Les Sept Foudres d’Allah – Nicolas Cluzeau

Les Sept Foudres d’Allah

De Nicolas Cluzeau

Griffe d’encre – 110 pages

Je vous ai déjà confessé mon début de fascination pour la ville d’Istanbul. Et bien c’est un des motifs qui m’a amenée à craquer sur Les Sept Foudres d’Allah de Nicolas Cluzeau. C’est un motif comme un autre et ce n’est pas pire que le prétexte de la couverture qui déchire. D’ailleurs la couverture ici, signée Zariel, illustre bien le texte de la novella même si je ne suis pas très fan du style (les goûts et les couleurs…). Istanbul donc. Pas l’Istanbul contemporaine mais l’Istanbul ottomane, celle de Soliman le Magnifique sultan pour lequel on construit une nouvelle mosquée, la mosquée Süleymaniye qui domine les rives du Bosphore. En ce 23 Dhou al qi`da 967 (soit le 15 août 1560, une date à laquelle la construction de la mosquée Süleymaniye était, en réalité, déjà achevée), le cadavre du savant et érudit maître Ali Danishmend est retrouvé sur le chantier. Le capitaine Sertaç est chargé d’enquêter sur cette mort qui ressemble à un suicide. Mais la perspicacité de se petite-fille Aliyé, qui l’accompagne parfois dans ses investigations, le pousse bien vite à conclure qu’il s’agit bien d’un meurtre. L’étrange vélin recouvert d’équations et de schémas qu’il cachait dans son pantalon et ses recherches excentriques, à la limite du blasphème, pourraient constituer des mobiles très convaincants. Et l’incendie de sa maison et la fouille de son bureau indiquent que ses recherches sur l’aimantation et le stockage de l’énergie produite par la foudre ne laissaient pas indifférent.

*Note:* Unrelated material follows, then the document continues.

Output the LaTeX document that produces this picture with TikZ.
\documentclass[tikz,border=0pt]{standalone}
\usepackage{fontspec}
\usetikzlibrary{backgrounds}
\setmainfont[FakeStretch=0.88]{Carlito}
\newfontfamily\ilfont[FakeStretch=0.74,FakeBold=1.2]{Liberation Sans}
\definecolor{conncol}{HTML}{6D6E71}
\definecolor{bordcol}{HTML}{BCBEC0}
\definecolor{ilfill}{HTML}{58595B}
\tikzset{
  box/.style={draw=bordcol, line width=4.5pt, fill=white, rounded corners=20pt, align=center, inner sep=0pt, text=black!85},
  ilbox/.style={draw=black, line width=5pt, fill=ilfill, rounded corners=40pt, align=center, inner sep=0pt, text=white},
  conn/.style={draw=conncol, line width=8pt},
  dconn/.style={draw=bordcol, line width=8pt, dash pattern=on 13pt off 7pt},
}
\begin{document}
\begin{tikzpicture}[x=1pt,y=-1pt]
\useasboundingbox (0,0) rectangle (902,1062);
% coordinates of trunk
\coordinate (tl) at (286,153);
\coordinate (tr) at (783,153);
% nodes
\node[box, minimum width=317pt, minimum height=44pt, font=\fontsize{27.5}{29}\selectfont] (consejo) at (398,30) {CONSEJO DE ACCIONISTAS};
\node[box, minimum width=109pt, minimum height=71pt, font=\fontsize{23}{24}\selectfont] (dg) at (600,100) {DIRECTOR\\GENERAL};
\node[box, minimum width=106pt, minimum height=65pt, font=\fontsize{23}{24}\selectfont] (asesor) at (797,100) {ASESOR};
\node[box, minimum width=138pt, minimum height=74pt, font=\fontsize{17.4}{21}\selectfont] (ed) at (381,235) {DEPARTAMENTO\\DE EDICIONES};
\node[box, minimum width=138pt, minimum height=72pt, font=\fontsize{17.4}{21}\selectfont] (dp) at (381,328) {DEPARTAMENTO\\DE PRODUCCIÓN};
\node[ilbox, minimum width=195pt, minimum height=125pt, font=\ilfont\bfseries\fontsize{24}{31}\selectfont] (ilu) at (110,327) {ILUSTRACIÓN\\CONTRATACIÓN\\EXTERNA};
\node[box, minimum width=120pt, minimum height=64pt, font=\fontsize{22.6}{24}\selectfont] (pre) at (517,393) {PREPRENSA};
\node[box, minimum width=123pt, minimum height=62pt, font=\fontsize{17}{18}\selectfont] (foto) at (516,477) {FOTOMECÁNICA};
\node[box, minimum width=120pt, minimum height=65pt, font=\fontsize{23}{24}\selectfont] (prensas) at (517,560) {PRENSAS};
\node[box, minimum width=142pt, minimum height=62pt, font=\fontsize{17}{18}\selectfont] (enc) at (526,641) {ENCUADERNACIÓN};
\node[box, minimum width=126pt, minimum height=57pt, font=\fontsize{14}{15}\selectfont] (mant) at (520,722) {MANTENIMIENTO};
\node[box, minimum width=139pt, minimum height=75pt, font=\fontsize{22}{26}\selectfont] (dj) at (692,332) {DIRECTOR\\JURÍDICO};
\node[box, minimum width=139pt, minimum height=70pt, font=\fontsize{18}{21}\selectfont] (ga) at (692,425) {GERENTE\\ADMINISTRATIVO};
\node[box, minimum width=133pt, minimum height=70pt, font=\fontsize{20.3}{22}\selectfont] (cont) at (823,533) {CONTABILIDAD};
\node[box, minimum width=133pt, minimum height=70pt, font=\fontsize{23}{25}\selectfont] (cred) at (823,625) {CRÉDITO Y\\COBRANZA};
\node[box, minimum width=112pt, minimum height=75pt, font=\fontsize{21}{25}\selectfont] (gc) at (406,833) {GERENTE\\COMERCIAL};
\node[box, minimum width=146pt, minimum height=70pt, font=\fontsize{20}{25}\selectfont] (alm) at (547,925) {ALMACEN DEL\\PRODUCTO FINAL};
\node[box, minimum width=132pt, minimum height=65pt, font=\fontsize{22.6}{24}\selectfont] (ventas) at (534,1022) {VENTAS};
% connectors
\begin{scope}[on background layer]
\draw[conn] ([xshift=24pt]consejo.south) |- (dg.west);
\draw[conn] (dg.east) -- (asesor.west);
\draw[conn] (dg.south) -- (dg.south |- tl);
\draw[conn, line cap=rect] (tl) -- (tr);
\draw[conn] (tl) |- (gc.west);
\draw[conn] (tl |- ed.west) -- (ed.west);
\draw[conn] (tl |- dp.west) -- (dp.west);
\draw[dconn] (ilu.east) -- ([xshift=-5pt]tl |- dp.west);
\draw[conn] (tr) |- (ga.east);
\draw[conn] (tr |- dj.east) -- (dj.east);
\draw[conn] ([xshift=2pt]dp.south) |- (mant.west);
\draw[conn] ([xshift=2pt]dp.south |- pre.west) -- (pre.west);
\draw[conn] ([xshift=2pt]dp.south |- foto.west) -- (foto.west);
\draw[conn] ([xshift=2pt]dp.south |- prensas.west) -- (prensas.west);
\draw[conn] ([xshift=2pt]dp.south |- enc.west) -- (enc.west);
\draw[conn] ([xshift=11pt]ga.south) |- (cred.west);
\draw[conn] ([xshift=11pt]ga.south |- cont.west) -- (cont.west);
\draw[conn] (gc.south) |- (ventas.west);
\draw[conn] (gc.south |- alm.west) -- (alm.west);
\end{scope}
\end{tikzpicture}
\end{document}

Nous avons donc une enquête policière dans les hautes sphères culturelles d’Istanbul mêlant allègrement la science et la religion, la modernité technique et les superstitions ancestrales. Ainsi ce qui paraît être un Djinn aux pouvoirs démesurés n’est peut-être qu’un homme disposant d’une technologie d’avant-garde… Le déroulement de l’enquête en elle-même est tout à fait classique dans la forme mais sa conclusion, très science-fictive alors que le texte flirte en permanence avec le fantastique, parvient à surprendre le lecteur. Ce qui la rend bien plus intéressante tient plus dans les détails et dans la minutie du contexte. Par petites touches, Nicolas Cluzeau parvient à nous faire sentir la complexité des relations sociales dans ces sphères savantes et politisées : les courants religieux et leurs rivalités, la place de la science dans un empire très religieux mais aussi la place de la femme… Aliyé, intelligente et éduquée, fait figure d’extraterrestre et peine à être considérée à sa juste valeur. Certaines portes lui resteront à jamais fermées au motif de son sexe. Les personnages – Aliyé la première mais les personnages secondaires ne sont pas en reste – sont bien dessinés, aidés par des dialogues fins, maîtrisés et réalistes. La ville et ses paysages magnifiques s’offrent au lecteur. Ne boudons donc pas notre plaisir de déambuler dans les rues et collines d’Istanbul au côté de Sertaç et d’Aliyé.